On October 10, 2014, the British Columbia Supreme Court ("Court") issued reasons in Western Canada Wilderness Committee v. British Columbia (Oil and Gas Commission), 2014 BCSC 1919. In this case, the petitioners, Western Canada Wilderness and Sierra Club of British Columbia Foundation (together, the "Petitioners"), brought a judicial review application against the British Columbia Oil and Gas Commission ("OGC").

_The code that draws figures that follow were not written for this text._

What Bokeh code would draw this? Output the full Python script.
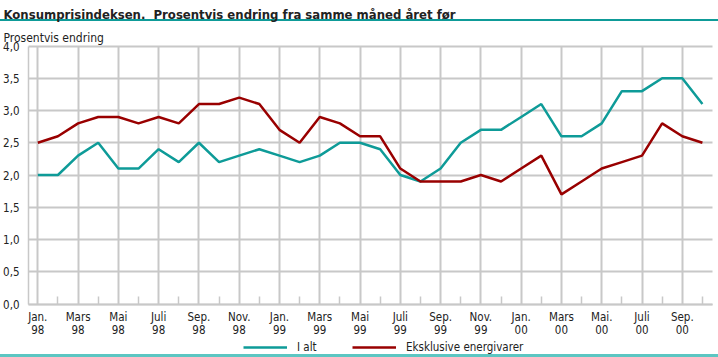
from bokeh.plotting import figure
from bokeh.models import FixedTicker, Legend, LegendItem, Range1d, Label
from bokeh.embed import file_html
from bokeh.resources import INLINE

tick_labels = ["Jan.\n98", "Mars\n98", "Mai\n98", "Juli\n98", "Sep.\n98", "Nov.\n98",
               "Jan.\n99", "Mars\n99", "Mai\n99", "Juli\n99", "Sep.\n99", "Nov.\n99",
               "Jan.\n00", "Mars\n00", "Mai.\n00", "Juli\n00", "Sep.\n00"]
month_index = list(range(34))
i_alt = [2.0, 2.0, 2.3, 2.5, 2.1, 2.1, 2.4, 2.2, 2.5, 2.2, 2.3, 2.4,
         2.3, 2.2, 2.3, 2.5, 2.5, 2.4, 2.0, 1.9, 2.1, 2.5, 2.7, 2.7,
         2.9, 3.1, 2.6, 2.6, 2.8, 3.3, 3.3, 3.5, 3.5, 3.1]
eksklusive = [2.5, 2.6, 2.8, 2.9, 2.9, 2.8, 2.9, 2.8, 3.1, 3.1, 3.2, 3.1,
              2.7, 2.5, 2.9, 2.8, 2.6, 2.6, 2.1, 1.9, 1.9, 1.9, 2.0, 1.9,
              2.1, 2.3, 1.7, 1.9, 2.1, 2.2, 2.3, 2.8, 2.6, 2.5]
y_ticks = [0.0, 0.5, 1.0, 1.5, 2.0, 2.5, 3.0, 3.5, 4.0]

FONT = "Liberation Sans Narrow, DejaVu Sans Condensed, Liberation Sans, sans-serif"
TEAL = "#0e9b98"
RULE2 = "#5cc6c2"
RED = "#990000"
GRID = "#c8c8c8"
TXT = "#222222"

W, H = 718, 357
PX_X = 20.14          # pixels per month
PX_Y = 64.5           # pixels per unit
X0, Y0 = 37.3, 303.5  # pixel of (Jan 98, 0.0)
x_lo, x_hi = -0.46, 33.5   # plotting area extent in months
bg = (f"linear-gradient(to bottom, white 0px, white 19px, {TEAL} 19px, {TEAL} 21px, "
      f"white 21px, white 354px, {RULE2} 354px, {RULE2} 357px)")
p = figure(width=W, height=H, output_backend="svg", toolbar_location=None,
           x_range=Range1d(-X0 / PX_X, (W - X0) / PX_X),
           y_range=Range1d(-(H - Y0) / PX_Y, Y0 / PX_Y),
           min_border=0, styles={"background": bg})
p.outline_line_color = None
p.background_fill_alpha = 0
p.border_fill_alpha = 0

major = [i * 2 for i in range(len(tick_labels))]
minor = [i * 2 + 1 for i in range(len(tick_labels))]
p.xaxis.ticker = FixedTicker(ticks=major, minor_ticks=minor)
p.xaxis.major_label_overrides = {m: lab for m, lab in zip(major, tick_labels)}
p.yaxis.ticker = FixedTicker(ticks=y_ticks)
p.yaxis.major_label_overrides = {v: f"{v:.1f}".replace(".", ",") for v in y_ticks}
p.xaxis.fixed_location = 0
p.yaxis.fixed_location = x_lo
p.xaxis.bounds = (x_lo, x_hi)
p.yaxis.bounds = (0, 4)

for ax in (p.xaxis, p.yaxis):
    ax.axis_line_color = GRID
    ax.axis_line_width = 1.5
    ax.major_tick_line_color = None
    ax.major_tick_in = 0
    ax.major_tick_out = 0
    ax.major_label_text_font = FONT
    ax.major_label_text_font_size = "11.5px"
    ax.major_label_text_color = TXT
p.xaxis.minor_tick_in = 8
p.xaxis.minor_tick_out = 0
p.xaxis.minor_tick_line_color = GRID
p.xaxis.minor_tick_line_width = 1.5
p.xaxis.major_label_standoff = 6
p.xaxis.major_label_text_line_height = 0.95
p.yaxis.minor_tick_line_color = None
p.yaxis.minor_tick_in = 0
p.yaxis.minor_tick_out = 0
p.yaxis.major_label_standoff = 9

p.xgrid.grid_line_color = GRID
p.xgrid.grid_line_width = 2
p.xgrid.cross_bounds = (0, 4)
p.ygrid.grid_line_color = GRID
p.ygrid.grid_line_width = 2
p.ygrid.cross_bounds = (x_lo, x_hi)

r1 = p.line(month_index, i_alt, line_color=TEAL, line_width=2.5)
r2 = p.line(month_index, eksklusive, line_color=RED, line_width=2.5)

# texts (screen units measured from the bottom-left corner of the plotting frame)
p.add_layout(Label(x=3, y=H - 14, x_units="screen", y_units="screen", text_baseline="alphabetic",
                   text="Konsumprisindeksen.\u00a0 Prosentvis endring fra samme måned året før",
                   text_font=FONT, text_font_size="13px", text_font_style="bold", text_color=TXT))
p.add_layout(Label(x=3, y=H - 37, x_units="screen", y_units="screen", text_baseline="alphabetic",
                   text="Prosentvis endring", text_font=FONT, text_font_size="12px", text_color=TXT))

lg = Legend(items=[LegendItem(label="I alt", renderers=[r1]),
                   LegendItem(label="Eksklusive energivarer", renderers=[r2])],
            location=(243, 3), orientation="horizontal",
            glyph_width=44, glyph_height=10, label_height=14, label_width=20,
            label_standoff=10, spacing=35,
            label_text_font=FONT, label_text_font_size="11.5px", label_text_color=TXT,
            border_line_color=None, background_fill_alpha=0, padding=0, margin=0)
p.add_layout(lg, "center")

open("out.html", "w").write(file_html(p, INLINE))
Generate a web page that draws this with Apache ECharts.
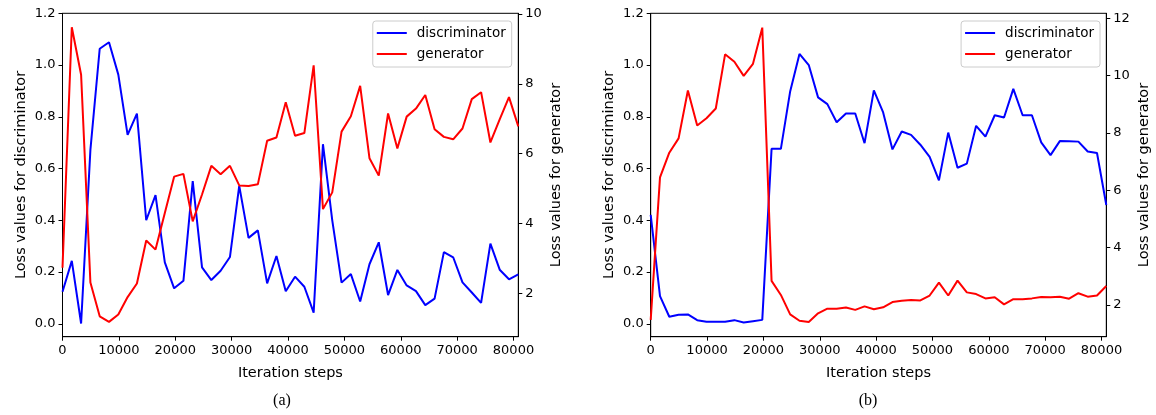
<!DOCTYPE html>
<html>
<head>
<meta charset="utf-8">
<script src="https://cdn.jsdelivr.net/npm/echarts@6/dist/echarts.min.js"></script>
<style>
html,body{margin:0;padding:0;background:#fff;}
#chart{width:1156px;height:415px;}
</style>
</head>
<body>
<div id="chart"></div>
<script>
// Iteration steps (x values), shared by both panels
var steps = [0,1650,3300,4950,6600,8250,9900,11550,13200,14850,16500,18150,19800,21450,23100,24750,26400,28050,29700,31350,33000,34650,36300,37950,39600,41250,42900,44550,46200,47850,49500,51150,52800,54450,56100,57750,59400,61050,62700,64350,66000,67650,69300,70950,72600,74250,75900,77550,79200,80850];

// Panel (a)
var discA = [0.124,0.243,0.001,0.672,1.063,1.088,0.963,0.730,0.812,0.400,0.497,0.237,0.137,0.166,0.551,0.218,0.169,0.205,0.258,0.533,0.332,0.361,0.156,0.262,0.126,0.182,0.143,0.043,0.694,0.400,0.159,0.192,0.086,0.230,0.315,0.111,0.208,0.148,0.126,0.072,0.097,0.277,0.257,0.160,0.121,0.081,0.310,0.209,0.172,0.191];
var genA = [2.73,9.62,8.26,2.31,1.34,1.18,1.39,1.89,2.28,3.51,3.25,4.30,5.34,5.42,4.06,4.83,5.65,5.41,5.65,5.09,5.07,5.12,6.37,6.46,7.47,6.51,6.59,8.53,4.41,4.89,6.63,7.07,7.94,5.87,5.37,7.15,6.15,7.06,7.29,7.68,6.70,6.48,6.41,6.72,7.56,7.76,6.32,6.98,7.62,6.78];

// Panel (b)
var discB = [0.421,0.107,0.027,0.035,0.036,0.014,0.008,0.008,0.008,0.014,0.005,0.010,0.015,0.676,0.676,0.898,1.043,1.000,0.875,0.849,0.779,0.813,0.813,0.698,0.902,0.817,0.674,0.743,0.730,0.692,0.645,0.554,0.739,0.603,0.619,0.765,0.723,0.806,0.797,0.908,0.806,0.806,0.701,0.652,0.706,0.705,0.704,0.666,0.660,0.459];
var genB = [1.48,6.45,7.31,7.81,9.48,8.26,8.51,8.85,10.74,10.48,9.99,10.41,11.67,2.84,2.35,1.67,1.45,1.41,1.71,1.87,1.87,1.91,1.83,1.95,1.85,1.92,2.10,2.15,2.17,2.16,2.33,2.78,2.33,2.85,2.44,2.38,2.23,2.27,2.02,2.20,2.20,2.23,2.28,2.27,2.29,2.22,2.41,2.29,2.33,2.66];

// Tick labels
var xTicks = [0,10000,20000,30000,40000,50000,60000,70000,80000];
var discTicks = [0.0,0.2,0.4,0.6,0.8,1.0,1.2];
var genTicksA = [2,4,6,8,10];
var genTicksB = [2,4,6,8,10,12];

var seriesNames = ['discriminator','generator'];
var panelLabels = ['(a)','(b)'];

function pairs(xs, ys){ return xs.map(function(x,i){ return [x, ys[i]]; }); }

var FONT = 'DejaVu Sans';
var tickLabel = {color:'#000', fontFamily:FONT, fontSize:13};

function xAxisDef(idx){
  return {
    type:'value', gridIndex:idx, min:0, max:80850,
    name:'Iteration steps', nameLocation:'middle', nameGap:29,
    nameTextStyle:{color:'#000', fontFamily:FONT, fontSize:14.5},
    axisLine:{show:true, onZero:false, lineStyle:{color:'#000', width:1}},
    axisTick:{show:true, length:4, customValues:xTicks, lineStyle:{color:'#000'}},
    axisLabel:Object.assign({margin:7, customValues:xTicks, formatter:function(v){return String(v);}}, tickLabel),
    splitLine:{show:false}
  };
}
function yDiscDef(idx){
  return {
    type:'value', gridIndex:idx, position:'left', min:-0.05, max:1.2,
    name:'Loss values for discriminator', nameLocation:'middle', nameGap:34,
    nameTextStyle:{color:'#000', fontFamily:FONT, fontSize:14.5},
    axisLine:{show:true, onZero:false, lineStyle:{color:'#000', width:1}},
    axisTick:{show:true, length:4, customValues:discTicks, lineStyle:{color:'#000'}},
    axisLabel:Object.assign({margin:7, customValues:discTicks, formatter:function(v){return v.toFixed(1);}}, tickLabel),
    splitLine:{show:false}
  };
}
function yGenDef(idx, mn, mx, ticks){
  return {
    type:'value', gridIndex:idx, position:'right', min:mn, max:mx,
    name:'Loss values for generator', nameLocation:'middle', nameGap:30,
    nameTextStyle:{color:'#000', fontFamily:FONT, fontSize:14.5},
    axisLine:{show:true, onZero:false, lineStyle:{color:'#000', width:1}},
    axisTick:{show:true, length:4, customValues:ticks, lineStyle:{color:'#000'}},
    axisLabel:Object.assign({margin:7, customValues:ticks, formatter:function(v){return String(v);}}, tickLabel),
    splitLine:{show:false}
  };
}
function legendDef(right){
  return {
    orient:'vertical', right:right, top:21,
    data:seriesNames,
    icon:'rect',
    itemWidth:30, itemHeight:2, itemGap:5,
    padding:[4,6,5,4],
    backgroundColor:'#fff', borderColor:'#cccccc', borderWidth:1, borderRadius:3,
    textStyle:{color:'#000', fontFamily:FONT, fontSize:13.5, lineHeight:16, padding:[0,0,0,5]},
    selectedMode:false
  };
}
function lineSeries(name, xi, yi, data, color){
  return {
    type:'line', name:name, xAxisIndex:xi, yAxisIndex:yi, data:data,
    symbol:'none', showSymbol:false, animation:false,
    lineStyle:{color:color, width:2}, itemStyle:{color:color}
  };
}

var chart = echarts.init(document.getElementById('chart'), null, {renderer:'canvas'});
chart.setOption({
  animation:false,
  backgroundColor:'#fff',
  grid:[
    {left:62.5, top:13.3, width:455.8, height:323.4, show:true, borderColor:'#000', borderWidth:1, backgroundColor:'transparent'},
    {left:650.7, top:13.3, width:455.6, height:323.4, show:true, borderColor:'#000', borderWidth:1, backgroundColor:'transparent'}
  ],
  xAxis:[xAxisDef(0), xAxisDef(1)],
  yAxis:[yDiscDef(0), yGenDef(0, 0.755, 10.02, genTicksA), yDiscDef(1), yGenDef(1, 0.894, 12.17, genTicksB)],
  legend:[legendDef(644.3), legendDef(56)],
  series:[
    lineSeries(seriesNames[0], 0, 0, pairs(steps, discA), '#0000ff'),
    lineSeries(seriesNames[1], 0, 1, pairs(steps, genA), '#ff0000'),
    lineSeries(seriesNames[0], 1, 2, pairs(steps, discB), '#0000ff'),
    lineSeries(seriesNames[1], 1, 3, pairs(steps, genB), '#ff0000')
  ],
  graphic:[
    {type:'text', x:282, y:401, style:{text:panelLabels[0], fill:'#000', font:'16px "Liberation Serif"', textAlign:'center', textVerticalAlign:'middle'}},
    {type:'text', x:868, y:401, style:{text:panelLabels[1], fill:'#000', font:'16px "Liberation Serif"', textAlign:'center', textVerticalAlign:'middle'}}
  ]
});
</script>
</body>
</html>
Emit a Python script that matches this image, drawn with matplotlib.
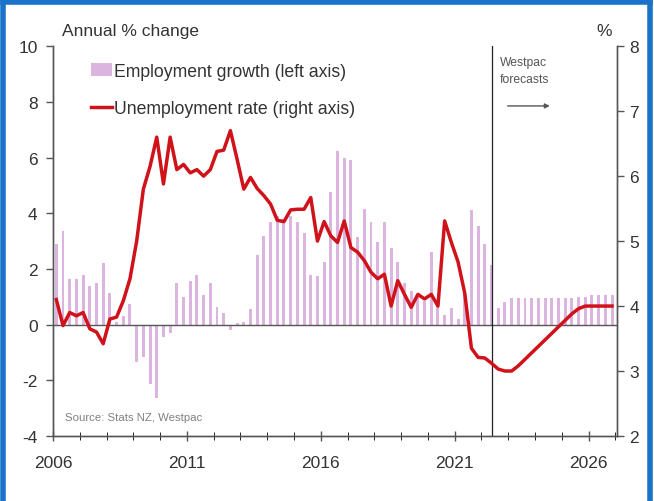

At issue was the proper interpretation of the Water Act as it relates to the granting by the OGC to the oil and gas industry of short-term water use approvals under s. 8 ("Approvals"). The issue focused on whether recurrent Approvals may be granted, and whether such Approvals may extend beyond the 24-month maximum term specified in the Water Act. According to the Petitioners, the OGC consistently acted in contravention of the Water Act by granting repeated Approvals which, in effect, authorized companies to use and divert water for more than one term and for more than 24 months. The Petitioners' main concerns were the negative effects of water use for hydraulic fracturing (or "fracking") purposes.

As the majority of the subject Approvals were issued to Encana Corporation ("Encana"), Encana was also a respondent in the proceedings. The Court ultimately dismissed the petition.

1. Issue of Standing

As a preliminary matter, the Court addressed the issue of the Petitioners' standing. The Court decided the Petitioners had standing to bring the matter to the Court, as the Petitioners were not appellants who could bring an appeal to the British Columbia Environmental Appeal Board under the Water Act. Further, the Petitioners received public interest standing, as: (a) the matter involved an important issue of statutory interpretation affecting an important resource owned by British Columbians; and (b) the Court's proceeding was the only reasonable and effective way for the Petitioners to adjudicate the issue.

2. Standard of Review

In deciding the standard of review was reasonableness and deference should be afforded to decisions of the OGC, the Court reasoned, among other things, that the Water Act is a statute the OGC has particular familiarity with, and the OGC has considerable expertise in performing its mandates under that legislative framework.

3. Interpretation of Section 8

The Court held the proper interpretation of s. 8 of the Water Act is such that Approvals may be granted on a recurrent basis, as is currently done by the OGC. In reaching this conclusion, the Court emphasized that: (a) there is no prohibition against consecutive Approvals in the Water Act; and (b) recurrent Approvals are granted pursuant to fresh applications which are reviewed by the OGC on a de novo basis, thus providing necessary "checks and balances". The Court ultimately held the OGC's policies associated with Approvals are reasonable and entitled to considerable deference.

As an aside, the Court noted the Water Act is soon to be replaced by the Water Sustainability Act, which will specifically provide that Approvals may be recurrent.

4. Notes on the Oil and Gas Industry

In its reasons, the Court also highlighted several interesting facts from the evidence in regard to Approvals and the oil and gas industry, including:

  • In 2009, oil and gas companies were authorized to use a maximum of 0.0058% of all surface water allocated for use through licences and Approvals in British Columbia. The hydro power industry was allocated 98% of surface water during the same period.
  • For the 12-month period ending December 2012, the OGC granted Approvals for a total of 20.4 million m3 of water, of which 7 million m3 was used for fracking.
  • 54% of water used for fracking in 2012 arose from Approvals – a number which was substantially lower than that in 2009.
  • The OGC developed specific policies regarding the granting of Approvals for fracking purposes. Generally, Approvals for fracking are not issued for terms longer than 12 months.